The method covered in the written manual and the workshops consists of using the algorithm discovered in the 1909 article one day at a time, with some hint of the next minor target "as long as the trend continues". As a trader, one takes partial profits and holds some position with stops to deal with the unknown date of trend termination. 

An example of how this method works on an equity is shown below. This is a chart of GM in late 2004-early 2005. A low was made on December 6 at 37.92. A high point occurred on January 3 at 40.8. In order for the drop from the top to be an extended decline, cycles had to be pushing down hard in early January. Otherwise, a smaller reaction or minor correction would have occurred. Without having precise and consistently accurate cycle forecasts, one doesn’t know if any drop will be a small or big decline in GM. I say this having published cycle forecasts for eleven years on a month to month basis. It’s not easy.

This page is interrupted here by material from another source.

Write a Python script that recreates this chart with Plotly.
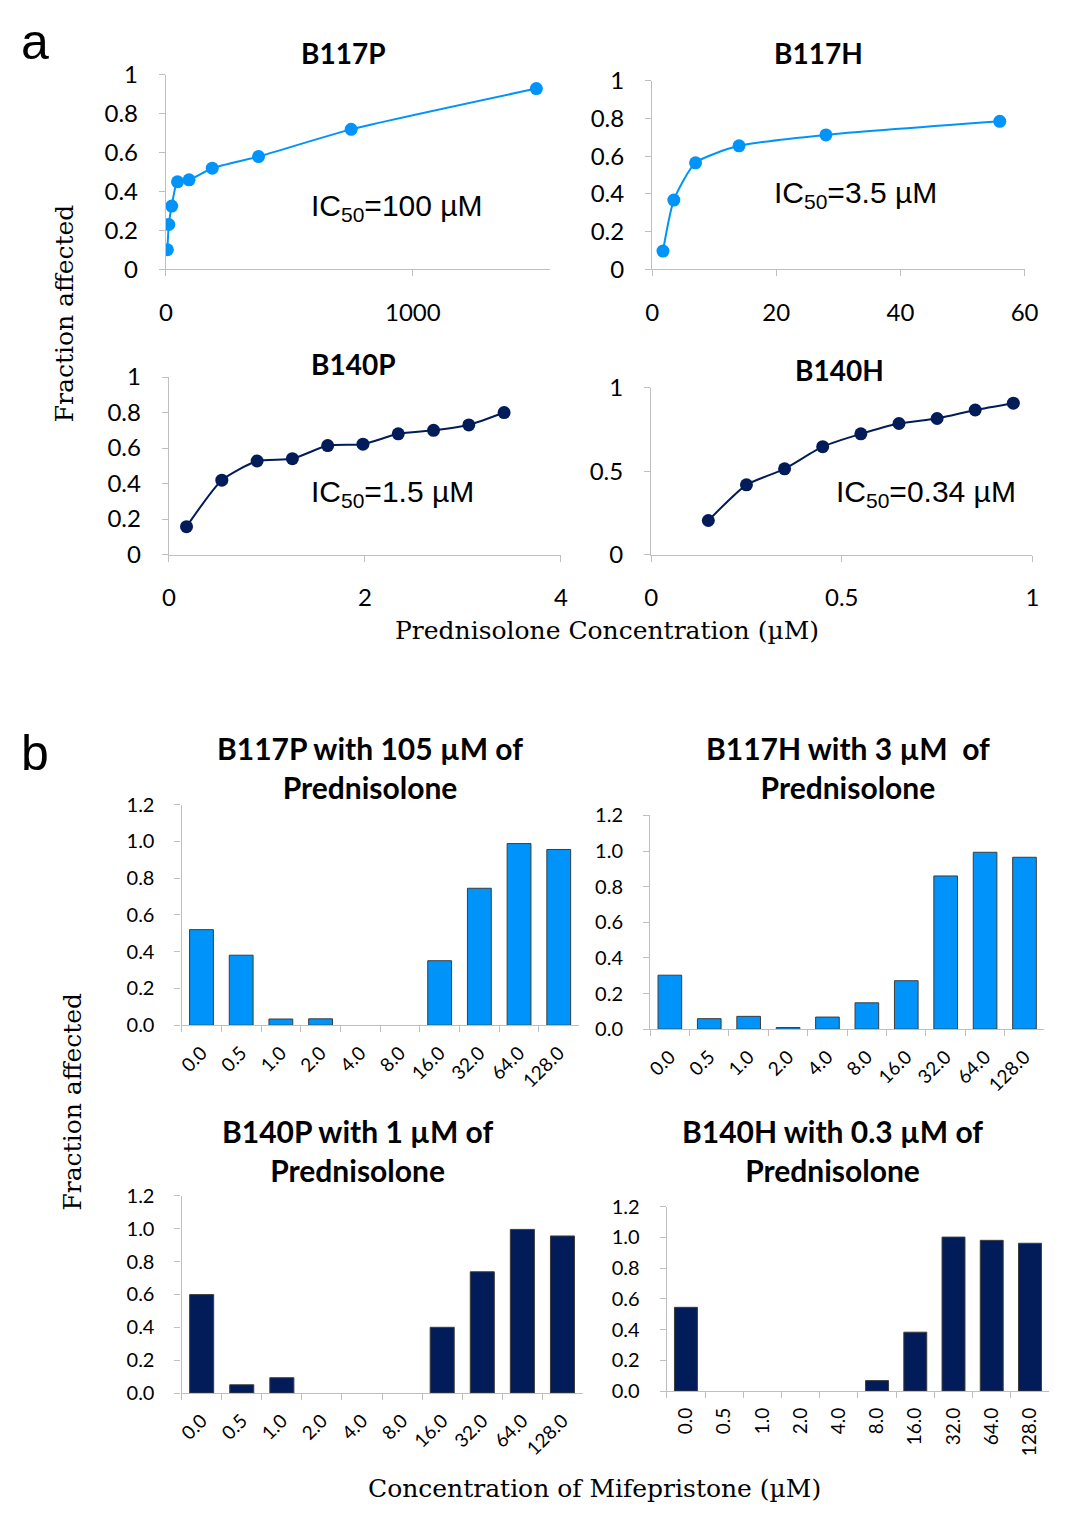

A few days after it is obvious that GM set a low on December 6, and assuming the trend continuing upward, one can get an indication of a profit taking point or short position entry based on the Gann method.

My version of the Gann method of the Square of Nine tells one nothing about the trend factors. What the Gann method does predict is a three-fold indication of prices meeting resistance between 40.4 and 40.9. (By the way, none of Gann’s eight non-day trade forecasts mentions when in time, the final turn will occur.) The first two indications originate from the price low of 37.92 and the date of December 6 respectively. The third factor is that on January 3 price touches the resistance prices and an algorithm can be used to see if the date of January 3 is tied to the price in the resistance range. It is and therefore a three-way indication of resistance is given on that day. I call this last indication the ON DATE algorithm. Gann used it on a day trade when he said that Union Pacific would go to 168 ¾ but not an 1/8 higher without a good break.

The way I see the method that Gann used in all his price forecasts is as a SUPPORT and RESISTANCE calculator and only ONE DAY AT A TIME. No fancy forecasts are made very far into the future. Gann’s forecasts in the 1909 article lay the foundation for how one should use the Square of Nine and it is very, very different from the standard way that it is taught. The value of the Square of Nine is strictly limited to price targets, profit taking, and trade entry support and resistance points close to the prevailing price. It is an edge with tight stops that the trader needs, but it isn't the holy grail of trading as portrayed in the 1909 article-that is the catch-22.